京都大学名誉教授・市村真一さんの主張より

 「良き宰相には、持つべき素質と要件がある。管見(細い管(くだ)を通して見る意。(ⅰ)狭い見識。視野の狭い考え方。(ⅱ)自分の知識・見解・意見をへりくだっていう語の意味)の及ぶところ、歴史家トインビーが示した4条件が見事である。
 ①勇気と国民を奮い立たせる能力がある
 ②私的偏見がない
 ③他人の考えや気持ちを敏感にとらえる直感力を持つ
 ④あくまで確実で限られた目標を追求する
 トインビーは①の例に、アタチュルク(トルコ共和国を創設)、チャーチル、ガンジー、ホーチミンを、②でトルーマンを挙げ、④を論じて言う。『同じ革命家の中でも、(ロシア革命の)トロツキーは幻想家として失敗し、レーニンとスターリンは現実主義者として成功した』と。
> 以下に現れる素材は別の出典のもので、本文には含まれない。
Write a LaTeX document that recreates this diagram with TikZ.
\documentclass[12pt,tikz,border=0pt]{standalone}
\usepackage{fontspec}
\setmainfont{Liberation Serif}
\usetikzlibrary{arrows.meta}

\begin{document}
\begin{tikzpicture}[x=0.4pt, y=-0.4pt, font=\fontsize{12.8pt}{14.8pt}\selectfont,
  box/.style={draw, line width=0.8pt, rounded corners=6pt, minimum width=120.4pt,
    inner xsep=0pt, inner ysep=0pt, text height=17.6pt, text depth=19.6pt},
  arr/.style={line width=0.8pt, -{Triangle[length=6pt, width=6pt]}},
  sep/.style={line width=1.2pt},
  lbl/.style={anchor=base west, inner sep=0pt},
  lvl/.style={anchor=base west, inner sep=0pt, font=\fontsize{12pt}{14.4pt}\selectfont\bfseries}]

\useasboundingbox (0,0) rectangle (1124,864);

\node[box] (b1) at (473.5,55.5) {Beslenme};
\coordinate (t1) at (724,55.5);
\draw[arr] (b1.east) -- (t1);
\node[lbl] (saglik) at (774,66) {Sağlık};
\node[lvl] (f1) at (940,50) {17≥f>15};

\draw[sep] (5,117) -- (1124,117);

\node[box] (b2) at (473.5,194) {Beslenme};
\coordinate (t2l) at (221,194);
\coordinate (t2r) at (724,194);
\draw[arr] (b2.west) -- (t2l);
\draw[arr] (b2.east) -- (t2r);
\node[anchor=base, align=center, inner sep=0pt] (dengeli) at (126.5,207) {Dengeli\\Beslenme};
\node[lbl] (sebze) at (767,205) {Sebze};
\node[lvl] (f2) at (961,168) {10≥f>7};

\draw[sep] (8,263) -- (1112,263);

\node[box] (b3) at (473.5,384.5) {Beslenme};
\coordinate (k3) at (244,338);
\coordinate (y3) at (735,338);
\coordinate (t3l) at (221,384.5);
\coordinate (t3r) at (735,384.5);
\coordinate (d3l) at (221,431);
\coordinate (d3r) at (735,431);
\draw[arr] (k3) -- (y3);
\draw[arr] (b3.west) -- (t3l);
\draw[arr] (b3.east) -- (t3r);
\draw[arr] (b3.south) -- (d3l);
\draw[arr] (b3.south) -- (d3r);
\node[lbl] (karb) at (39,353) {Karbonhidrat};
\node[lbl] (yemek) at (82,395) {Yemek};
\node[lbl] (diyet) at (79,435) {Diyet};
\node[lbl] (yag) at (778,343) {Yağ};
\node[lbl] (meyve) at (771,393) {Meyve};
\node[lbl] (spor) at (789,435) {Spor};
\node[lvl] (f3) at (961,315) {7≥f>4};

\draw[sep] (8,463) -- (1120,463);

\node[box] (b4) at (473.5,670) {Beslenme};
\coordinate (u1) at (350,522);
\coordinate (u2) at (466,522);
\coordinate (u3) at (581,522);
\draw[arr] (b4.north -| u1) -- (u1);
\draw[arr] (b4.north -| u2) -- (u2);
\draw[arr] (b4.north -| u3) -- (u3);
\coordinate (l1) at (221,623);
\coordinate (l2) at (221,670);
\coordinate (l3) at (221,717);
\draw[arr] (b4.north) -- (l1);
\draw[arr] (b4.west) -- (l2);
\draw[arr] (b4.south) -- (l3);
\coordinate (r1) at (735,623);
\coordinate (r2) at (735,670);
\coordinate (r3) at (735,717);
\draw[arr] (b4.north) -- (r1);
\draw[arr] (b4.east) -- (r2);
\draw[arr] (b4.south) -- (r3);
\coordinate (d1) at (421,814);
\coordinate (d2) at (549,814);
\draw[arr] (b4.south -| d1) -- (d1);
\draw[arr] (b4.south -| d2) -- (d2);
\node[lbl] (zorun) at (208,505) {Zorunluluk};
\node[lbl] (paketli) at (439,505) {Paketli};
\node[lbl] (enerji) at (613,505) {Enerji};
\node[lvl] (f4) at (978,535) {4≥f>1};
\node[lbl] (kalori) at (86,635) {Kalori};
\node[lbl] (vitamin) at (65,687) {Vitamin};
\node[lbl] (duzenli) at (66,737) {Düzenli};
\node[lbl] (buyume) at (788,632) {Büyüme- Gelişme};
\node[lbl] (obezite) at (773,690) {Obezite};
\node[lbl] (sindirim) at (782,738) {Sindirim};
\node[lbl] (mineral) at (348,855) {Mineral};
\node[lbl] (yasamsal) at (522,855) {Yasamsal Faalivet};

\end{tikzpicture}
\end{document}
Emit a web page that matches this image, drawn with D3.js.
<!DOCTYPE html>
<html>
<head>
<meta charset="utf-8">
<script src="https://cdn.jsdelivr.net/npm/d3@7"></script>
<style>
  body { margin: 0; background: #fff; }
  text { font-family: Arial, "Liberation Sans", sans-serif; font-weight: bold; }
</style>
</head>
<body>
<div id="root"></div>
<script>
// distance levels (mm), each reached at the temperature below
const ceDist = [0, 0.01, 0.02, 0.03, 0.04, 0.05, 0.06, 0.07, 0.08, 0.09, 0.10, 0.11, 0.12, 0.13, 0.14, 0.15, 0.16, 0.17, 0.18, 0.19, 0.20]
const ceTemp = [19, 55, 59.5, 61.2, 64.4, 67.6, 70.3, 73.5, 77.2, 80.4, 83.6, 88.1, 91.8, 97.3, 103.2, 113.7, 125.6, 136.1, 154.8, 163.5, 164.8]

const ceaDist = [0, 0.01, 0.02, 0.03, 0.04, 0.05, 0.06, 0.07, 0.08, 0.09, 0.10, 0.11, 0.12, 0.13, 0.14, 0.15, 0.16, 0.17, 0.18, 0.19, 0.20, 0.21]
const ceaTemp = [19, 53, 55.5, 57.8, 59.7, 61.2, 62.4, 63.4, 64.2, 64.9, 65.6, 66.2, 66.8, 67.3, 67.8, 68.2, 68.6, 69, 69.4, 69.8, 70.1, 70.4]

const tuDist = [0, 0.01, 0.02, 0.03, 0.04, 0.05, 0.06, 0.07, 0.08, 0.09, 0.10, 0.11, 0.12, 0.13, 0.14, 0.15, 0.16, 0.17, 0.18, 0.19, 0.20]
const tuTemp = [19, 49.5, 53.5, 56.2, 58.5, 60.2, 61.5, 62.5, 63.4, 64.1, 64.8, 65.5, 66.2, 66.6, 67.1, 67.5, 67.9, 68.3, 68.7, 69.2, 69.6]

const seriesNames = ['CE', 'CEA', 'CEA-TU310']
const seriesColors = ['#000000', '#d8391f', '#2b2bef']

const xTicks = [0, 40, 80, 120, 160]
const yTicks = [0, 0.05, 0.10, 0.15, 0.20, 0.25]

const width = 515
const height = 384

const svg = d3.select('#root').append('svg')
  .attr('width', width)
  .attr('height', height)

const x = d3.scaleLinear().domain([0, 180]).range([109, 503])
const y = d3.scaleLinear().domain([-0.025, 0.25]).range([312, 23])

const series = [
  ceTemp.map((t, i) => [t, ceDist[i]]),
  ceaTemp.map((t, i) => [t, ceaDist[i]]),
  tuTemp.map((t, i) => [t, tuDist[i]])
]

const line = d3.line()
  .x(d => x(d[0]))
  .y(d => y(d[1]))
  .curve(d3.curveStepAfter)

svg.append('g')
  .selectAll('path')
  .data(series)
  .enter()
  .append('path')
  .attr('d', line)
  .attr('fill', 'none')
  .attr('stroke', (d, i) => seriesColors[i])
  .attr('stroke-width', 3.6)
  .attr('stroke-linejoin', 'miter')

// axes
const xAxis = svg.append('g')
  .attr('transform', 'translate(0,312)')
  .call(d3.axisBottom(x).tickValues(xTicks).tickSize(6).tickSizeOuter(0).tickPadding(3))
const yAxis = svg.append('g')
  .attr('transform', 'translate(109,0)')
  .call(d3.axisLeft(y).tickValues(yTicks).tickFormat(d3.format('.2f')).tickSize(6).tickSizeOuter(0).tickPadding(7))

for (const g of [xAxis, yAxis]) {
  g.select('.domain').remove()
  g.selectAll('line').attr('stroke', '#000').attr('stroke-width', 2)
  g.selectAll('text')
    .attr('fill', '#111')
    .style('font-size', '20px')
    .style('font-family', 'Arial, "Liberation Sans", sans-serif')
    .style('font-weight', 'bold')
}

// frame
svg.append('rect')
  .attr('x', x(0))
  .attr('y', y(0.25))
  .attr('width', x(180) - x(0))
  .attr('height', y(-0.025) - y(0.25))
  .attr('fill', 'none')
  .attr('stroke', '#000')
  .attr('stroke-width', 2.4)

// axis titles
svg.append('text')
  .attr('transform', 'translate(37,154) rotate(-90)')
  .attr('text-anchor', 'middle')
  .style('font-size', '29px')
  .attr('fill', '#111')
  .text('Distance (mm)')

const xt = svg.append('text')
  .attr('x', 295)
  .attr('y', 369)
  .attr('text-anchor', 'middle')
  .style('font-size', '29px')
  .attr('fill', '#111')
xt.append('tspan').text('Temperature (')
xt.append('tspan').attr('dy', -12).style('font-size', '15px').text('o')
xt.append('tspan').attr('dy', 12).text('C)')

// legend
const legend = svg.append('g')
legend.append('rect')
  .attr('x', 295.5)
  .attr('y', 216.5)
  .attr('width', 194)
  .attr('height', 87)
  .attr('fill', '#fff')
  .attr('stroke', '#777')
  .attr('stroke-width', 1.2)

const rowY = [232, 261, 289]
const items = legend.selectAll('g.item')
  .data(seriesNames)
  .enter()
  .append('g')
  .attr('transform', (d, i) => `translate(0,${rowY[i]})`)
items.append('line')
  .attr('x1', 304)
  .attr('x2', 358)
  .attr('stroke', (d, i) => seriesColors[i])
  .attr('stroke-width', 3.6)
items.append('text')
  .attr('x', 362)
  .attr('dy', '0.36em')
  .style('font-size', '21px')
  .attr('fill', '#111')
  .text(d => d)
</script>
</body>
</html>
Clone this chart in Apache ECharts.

」
 3月26日付の産経新聞『正論』に掲載された市村名誉教授の論文「希望的観測では首相は務まらぬ」の一部です。
 市村名誉教授は、このあと鳩山首相について、「この名言の4条件を著しく満たさないが、致命的なのは特に④の条件である」と述べておられます。
 現実的でなければならないことを、歴史家トインビーの言葉を引かれて、説得力のある言い方で主張されているところに、静かに燃える情熱のようなものを感じ、強く印象に残りました。